:: Data shown
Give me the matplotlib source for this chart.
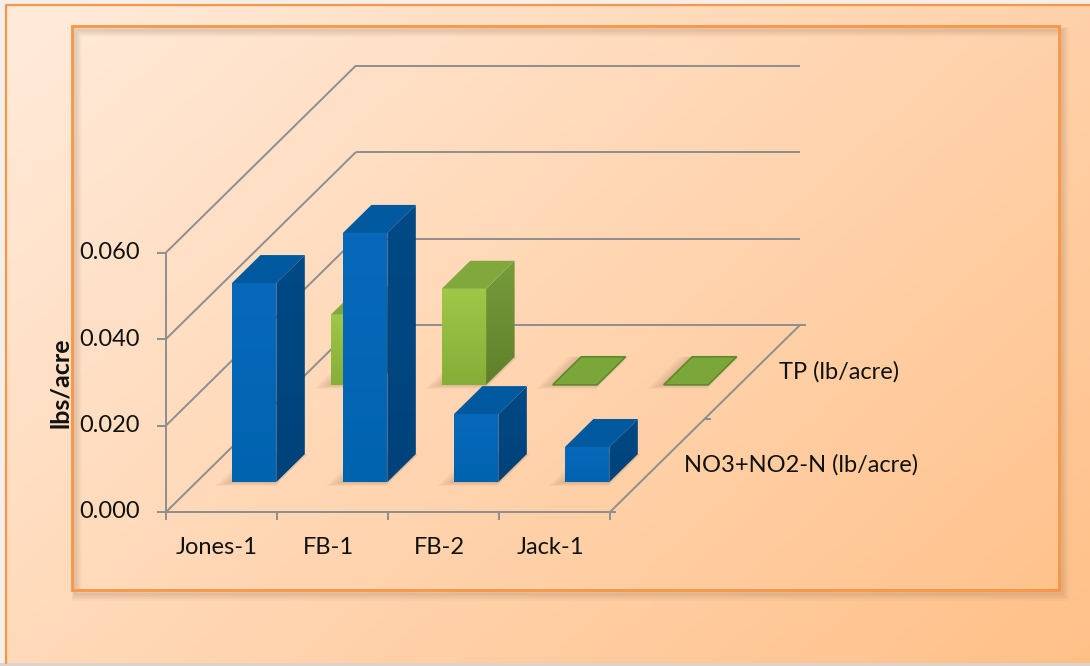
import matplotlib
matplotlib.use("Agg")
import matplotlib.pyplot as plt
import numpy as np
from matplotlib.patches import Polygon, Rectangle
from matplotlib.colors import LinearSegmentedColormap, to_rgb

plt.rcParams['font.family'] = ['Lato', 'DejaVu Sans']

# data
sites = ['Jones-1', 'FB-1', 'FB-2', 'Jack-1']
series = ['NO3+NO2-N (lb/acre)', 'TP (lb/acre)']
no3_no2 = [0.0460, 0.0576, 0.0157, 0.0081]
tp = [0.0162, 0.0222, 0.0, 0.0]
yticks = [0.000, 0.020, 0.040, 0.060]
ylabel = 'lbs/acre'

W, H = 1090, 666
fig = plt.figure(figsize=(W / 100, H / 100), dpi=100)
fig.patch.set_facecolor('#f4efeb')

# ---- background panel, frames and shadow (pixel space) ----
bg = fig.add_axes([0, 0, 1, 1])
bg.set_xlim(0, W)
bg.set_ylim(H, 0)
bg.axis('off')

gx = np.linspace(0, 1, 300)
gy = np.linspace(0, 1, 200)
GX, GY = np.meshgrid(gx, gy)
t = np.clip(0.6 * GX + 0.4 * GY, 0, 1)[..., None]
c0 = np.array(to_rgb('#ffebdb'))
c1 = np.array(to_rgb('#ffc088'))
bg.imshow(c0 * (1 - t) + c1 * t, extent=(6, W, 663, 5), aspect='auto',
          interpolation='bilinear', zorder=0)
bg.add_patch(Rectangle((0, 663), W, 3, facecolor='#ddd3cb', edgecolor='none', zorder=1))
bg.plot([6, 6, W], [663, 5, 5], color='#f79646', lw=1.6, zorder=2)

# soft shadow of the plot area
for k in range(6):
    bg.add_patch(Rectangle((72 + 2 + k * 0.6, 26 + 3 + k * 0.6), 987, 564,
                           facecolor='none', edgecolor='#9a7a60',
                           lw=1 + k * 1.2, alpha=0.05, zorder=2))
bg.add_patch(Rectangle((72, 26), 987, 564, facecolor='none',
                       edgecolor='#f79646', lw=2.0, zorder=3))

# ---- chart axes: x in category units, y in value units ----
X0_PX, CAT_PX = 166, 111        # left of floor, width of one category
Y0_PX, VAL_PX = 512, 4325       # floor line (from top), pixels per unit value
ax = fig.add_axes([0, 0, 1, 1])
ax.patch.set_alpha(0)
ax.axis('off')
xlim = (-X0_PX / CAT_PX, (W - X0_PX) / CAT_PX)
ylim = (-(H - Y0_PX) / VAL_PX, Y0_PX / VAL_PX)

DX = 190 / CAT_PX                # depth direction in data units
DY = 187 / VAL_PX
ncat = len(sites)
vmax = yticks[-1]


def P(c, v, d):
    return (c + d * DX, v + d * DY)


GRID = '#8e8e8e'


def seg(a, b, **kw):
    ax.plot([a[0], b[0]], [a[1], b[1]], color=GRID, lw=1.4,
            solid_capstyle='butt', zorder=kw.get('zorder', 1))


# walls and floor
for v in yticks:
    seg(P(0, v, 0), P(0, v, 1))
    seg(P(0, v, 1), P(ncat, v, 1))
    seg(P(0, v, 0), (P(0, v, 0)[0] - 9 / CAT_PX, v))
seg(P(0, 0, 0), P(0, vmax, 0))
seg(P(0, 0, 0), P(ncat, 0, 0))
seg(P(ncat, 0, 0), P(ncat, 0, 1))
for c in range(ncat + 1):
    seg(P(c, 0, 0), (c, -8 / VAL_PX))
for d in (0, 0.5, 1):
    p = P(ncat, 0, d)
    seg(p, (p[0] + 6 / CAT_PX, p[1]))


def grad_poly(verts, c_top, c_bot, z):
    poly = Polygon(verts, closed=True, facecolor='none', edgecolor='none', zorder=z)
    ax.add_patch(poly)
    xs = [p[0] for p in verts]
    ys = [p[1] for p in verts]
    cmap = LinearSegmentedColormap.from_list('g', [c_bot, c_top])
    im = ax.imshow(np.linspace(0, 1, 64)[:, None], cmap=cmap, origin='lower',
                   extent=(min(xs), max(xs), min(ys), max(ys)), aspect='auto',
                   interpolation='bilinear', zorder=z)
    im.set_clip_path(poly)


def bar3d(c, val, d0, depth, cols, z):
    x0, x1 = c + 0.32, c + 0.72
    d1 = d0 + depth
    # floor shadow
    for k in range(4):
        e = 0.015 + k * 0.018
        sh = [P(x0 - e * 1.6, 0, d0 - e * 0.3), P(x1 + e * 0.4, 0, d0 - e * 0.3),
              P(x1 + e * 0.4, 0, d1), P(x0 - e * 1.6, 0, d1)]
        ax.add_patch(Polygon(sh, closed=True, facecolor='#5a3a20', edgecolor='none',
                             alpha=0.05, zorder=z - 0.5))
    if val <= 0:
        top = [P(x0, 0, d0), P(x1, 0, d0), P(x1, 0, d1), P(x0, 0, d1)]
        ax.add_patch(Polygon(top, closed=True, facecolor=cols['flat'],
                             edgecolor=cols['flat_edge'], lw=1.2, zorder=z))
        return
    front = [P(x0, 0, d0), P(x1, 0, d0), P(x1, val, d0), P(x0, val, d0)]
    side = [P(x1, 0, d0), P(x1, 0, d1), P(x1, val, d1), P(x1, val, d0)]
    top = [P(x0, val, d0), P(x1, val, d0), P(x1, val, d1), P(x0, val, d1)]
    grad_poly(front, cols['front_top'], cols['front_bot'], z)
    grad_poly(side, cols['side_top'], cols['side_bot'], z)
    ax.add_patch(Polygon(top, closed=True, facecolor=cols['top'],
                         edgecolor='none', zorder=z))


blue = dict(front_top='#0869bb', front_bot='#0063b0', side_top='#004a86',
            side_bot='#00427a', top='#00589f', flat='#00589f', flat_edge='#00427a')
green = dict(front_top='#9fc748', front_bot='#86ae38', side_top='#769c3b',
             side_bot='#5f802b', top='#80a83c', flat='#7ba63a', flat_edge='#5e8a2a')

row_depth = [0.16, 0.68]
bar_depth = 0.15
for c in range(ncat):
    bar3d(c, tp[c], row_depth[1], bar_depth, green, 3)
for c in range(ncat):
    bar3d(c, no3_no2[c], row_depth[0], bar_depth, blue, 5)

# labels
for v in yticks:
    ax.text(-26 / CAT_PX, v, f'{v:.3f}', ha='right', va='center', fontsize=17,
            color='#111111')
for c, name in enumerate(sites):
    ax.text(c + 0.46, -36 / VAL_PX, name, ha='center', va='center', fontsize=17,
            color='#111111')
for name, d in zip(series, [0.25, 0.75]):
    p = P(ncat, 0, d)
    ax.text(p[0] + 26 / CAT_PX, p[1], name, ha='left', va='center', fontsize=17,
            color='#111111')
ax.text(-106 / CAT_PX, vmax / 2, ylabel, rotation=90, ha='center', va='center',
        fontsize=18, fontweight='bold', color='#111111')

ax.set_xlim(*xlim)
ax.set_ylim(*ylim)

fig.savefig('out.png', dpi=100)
::::
:: Data shown
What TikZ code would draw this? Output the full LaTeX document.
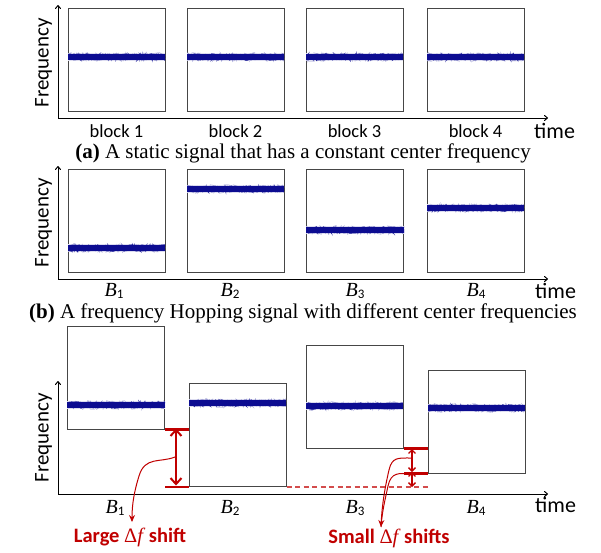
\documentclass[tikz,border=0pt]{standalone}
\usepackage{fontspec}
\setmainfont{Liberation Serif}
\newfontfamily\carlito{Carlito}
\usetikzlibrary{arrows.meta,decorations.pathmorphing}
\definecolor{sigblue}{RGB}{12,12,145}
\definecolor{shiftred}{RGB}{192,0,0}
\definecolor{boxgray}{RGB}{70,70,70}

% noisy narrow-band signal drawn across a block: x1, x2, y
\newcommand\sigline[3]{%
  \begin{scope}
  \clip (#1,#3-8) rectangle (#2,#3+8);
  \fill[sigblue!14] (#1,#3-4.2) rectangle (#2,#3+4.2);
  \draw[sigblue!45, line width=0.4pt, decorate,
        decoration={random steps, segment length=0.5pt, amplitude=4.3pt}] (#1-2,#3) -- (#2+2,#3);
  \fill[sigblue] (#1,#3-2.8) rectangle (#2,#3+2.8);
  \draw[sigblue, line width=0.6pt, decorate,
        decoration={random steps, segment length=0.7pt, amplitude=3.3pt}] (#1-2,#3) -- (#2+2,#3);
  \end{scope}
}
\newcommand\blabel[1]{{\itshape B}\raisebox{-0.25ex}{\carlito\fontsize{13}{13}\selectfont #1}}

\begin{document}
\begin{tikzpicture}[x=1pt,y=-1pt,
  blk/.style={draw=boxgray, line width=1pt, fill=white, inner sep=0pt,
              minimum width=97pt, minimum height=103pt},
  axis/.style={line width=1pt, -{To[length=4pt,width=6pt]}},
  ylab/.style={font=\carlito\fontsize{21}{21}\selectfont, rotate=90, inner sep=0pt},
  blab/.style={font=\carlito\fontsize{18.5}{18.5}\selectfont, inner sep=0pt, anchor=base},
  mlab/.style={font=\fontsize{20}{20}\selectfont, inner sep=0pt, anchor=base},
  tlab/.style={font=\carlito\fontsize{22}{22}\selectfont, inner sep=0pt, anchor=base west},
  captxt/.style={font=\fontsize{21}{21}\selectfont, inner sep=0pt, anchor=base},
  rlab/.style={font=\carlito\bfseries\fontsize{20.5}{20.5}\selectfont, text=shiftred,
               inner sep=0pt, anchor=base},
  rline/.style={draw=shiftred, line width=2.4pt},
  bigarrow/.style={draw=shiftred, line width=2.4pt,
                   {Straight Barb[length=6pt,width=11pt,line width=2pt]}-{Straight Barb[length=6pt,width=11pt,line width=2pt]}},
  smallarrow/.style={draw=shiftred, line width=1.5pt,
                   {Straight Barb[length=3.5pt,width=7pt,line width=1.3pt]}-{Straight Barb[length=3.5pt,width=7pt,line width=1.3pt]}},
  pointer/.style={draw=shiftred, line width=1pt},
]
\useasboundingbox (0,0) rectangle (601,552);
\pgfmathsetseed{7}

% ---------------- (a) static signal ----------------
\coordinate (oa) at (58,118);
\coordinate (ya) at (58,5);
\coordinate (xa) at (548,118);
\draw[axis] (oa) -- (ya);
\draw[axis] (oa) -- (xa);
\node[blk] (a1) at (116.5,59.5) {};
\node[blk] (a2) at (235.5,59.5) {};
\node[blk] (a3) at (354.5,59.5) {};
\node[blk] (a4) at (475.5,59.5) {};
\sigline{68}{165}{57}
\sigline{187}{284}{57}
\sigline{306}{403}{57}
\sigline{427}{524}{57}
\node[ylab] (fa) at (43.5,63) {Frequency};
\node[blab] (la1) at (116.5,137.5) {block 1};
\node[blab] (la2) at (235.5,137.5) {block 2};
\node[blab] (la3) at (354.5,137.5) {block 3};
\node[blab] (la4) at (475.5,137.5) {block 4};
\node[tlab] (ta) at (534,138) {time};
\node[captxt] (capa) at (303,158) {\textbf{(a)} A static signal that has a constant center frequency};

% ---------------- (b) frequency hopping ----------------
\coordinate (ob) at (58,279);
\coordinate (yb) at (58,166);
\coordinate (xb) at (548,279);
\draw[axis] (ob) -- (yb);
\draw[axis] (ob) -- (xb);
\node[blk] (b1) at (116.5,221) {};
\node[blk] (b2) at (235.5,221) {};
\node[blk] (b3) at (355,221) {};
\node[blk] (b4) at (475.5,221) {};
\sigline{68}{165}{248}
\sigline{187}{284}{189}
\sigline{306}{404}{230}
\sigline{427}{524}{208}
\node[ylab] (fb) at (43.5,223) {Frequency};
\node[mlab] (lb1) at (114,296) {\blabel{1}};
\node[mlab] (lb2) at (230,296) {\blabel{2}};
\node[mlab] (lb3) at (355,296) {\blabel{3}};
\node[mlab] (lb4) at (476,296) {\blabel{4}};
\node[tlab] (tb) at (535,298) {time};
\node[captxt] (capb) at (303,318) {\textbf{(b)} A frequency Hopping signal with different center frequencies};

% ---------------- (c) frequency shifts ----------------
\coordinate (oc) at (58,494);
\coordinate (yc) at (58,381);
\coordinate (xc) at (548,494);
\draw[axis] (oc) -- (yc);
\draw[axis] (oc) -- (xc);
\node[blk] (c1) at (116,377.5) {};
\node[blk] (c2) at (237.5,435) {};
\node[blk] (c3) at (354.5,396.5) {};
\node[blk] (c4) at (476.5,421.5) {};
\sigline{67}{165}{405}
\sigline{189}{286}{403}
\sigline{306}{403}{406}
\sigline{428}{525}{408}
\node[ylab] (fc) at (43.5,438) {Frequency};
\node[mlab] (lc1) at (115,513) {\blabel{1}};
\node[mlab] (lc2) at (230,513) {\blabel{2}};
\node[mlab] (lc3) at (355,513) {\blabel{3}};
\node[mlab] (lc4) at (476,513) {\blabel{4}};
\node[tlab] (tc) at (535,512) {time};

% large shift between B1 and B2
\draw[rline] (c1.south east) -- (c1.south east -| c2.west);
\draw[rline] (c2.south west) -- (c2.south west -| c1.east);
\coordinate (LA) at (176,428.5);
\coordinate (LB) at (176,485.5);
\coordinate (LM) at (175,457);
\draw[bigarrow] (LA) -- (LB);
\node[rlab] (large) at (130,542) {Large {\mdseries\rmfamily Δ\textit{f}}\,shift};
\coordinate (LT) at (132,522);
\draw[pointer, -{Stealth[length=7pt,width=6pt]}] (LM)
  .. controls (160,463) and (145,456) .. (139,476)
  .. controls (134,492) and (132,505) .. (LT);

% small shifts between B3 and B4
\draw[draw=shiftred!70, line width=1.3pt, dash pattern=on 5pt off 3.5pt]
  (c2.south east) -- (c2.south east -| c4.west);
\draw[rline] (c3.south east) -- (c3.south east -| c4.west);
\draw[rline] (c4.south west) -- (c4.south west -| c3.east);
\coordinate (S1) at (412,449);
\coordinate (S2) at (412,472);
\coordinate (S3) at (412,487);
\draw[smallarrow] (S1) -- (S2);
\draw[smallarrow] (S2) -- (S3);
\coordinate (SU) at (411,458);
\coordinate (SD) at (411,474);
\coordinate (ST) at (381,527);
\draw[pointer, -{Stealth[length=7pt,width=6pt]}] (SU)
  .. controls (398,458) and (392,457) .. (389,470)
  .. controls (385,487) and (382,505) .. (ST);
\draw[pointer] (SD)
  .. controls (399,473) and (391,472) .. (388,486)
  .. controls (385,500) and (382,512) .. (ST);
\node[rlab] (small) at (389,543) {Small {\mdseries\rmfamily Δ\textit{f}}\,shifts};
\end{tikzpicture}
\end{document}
::::
Work to be completed: Working from the entries above, reproduce exactly and only the lines beginning with the line that has "Give me the matplotlib source for this chart." and ending with the line that has "edgecolor='#f79646', lw=2.0, zorder=3))"; omit all pictures.

Response to the task:
Give me the matplotlib source for this chart.
import matplotlib
matplotlib.use("Agg")
import matplotlib.pyplot as plt
import numpy as np
from matplotlib.patches import Polygon, Rectangle
from matplotlib.colors import LinearSegmentedColormap, to_rgb

plt.rcParams['font.family'] = ['Lato', 'DejaVu Sans']

# data
sites = ['Jones-1', 'FB-1', 'FB-2', 'Jack-1']
series = ['NO3+NO2-N (lb/acre)', 'TP (lb/acre)']
no3_no2 = [0.0460, 0.0576, 0.0157, 0.0081]
tp = [0.0162, 0.0222, 0.0, 0.0]
yticks = [0.000, 0.020, 0.040, 0.060]
ylabel = 'lbs/acre'

W, H = 1090, 666
fig = plt.figure(figsize=(W / 100, H / 100), dpi=100)
fig.patch.set_facecolor('#f4efeb')

# ---- background panel, frames and shadow (pixel space) ----
bg = fig.add_axes([0, 0, 1, 1])
bg.set_xlim(0, W)
bg.set_ylim(H, 0)
bg.axis('off')

gx = np.linspace(0, 1, 300)
gy = np.linspace(0, 1, 200)
GX, GY = np.meshgrid(gx, gy)
t = np.clip(0.6 * GX + 0.4 * GY, 0, 1)[..., None]
c0 = np.array(to_rgb('#ffebdb'))
c1 = np.array(to_rgb('#ffc088'))
bg.imshow(c0 * (1 - t) + c1 * t, extent=(6, W, 663, 5), aspect='auto',
          interpolation='bilinear', zorder=0)
bg.add_patch(Rectangle((0, 663), W, 3, facecolor='#ddd3cb', edgecolor='none', zorder=1))
bg.plot([6, 6, W], [663, 5, 5], color='#f79646', lw=1.6, zorder=2)

# soft shadow of the plot area
for k in range(6):
    bg.add_patch(Rectangle((72 + 2 + k * 0.6, 26 + 3 + k * 0.6), 987, 564,
                           facecolor='none', edgecolor='#9a7a60',
                           lw=1 + k * 1.2, alpha=0.05, zorder=2))
bg.add_patch(Rectangle((72, 26), 987, 564, facecolor='none',
                       edgecolor='#f79646', lw=2.0, zorder=3))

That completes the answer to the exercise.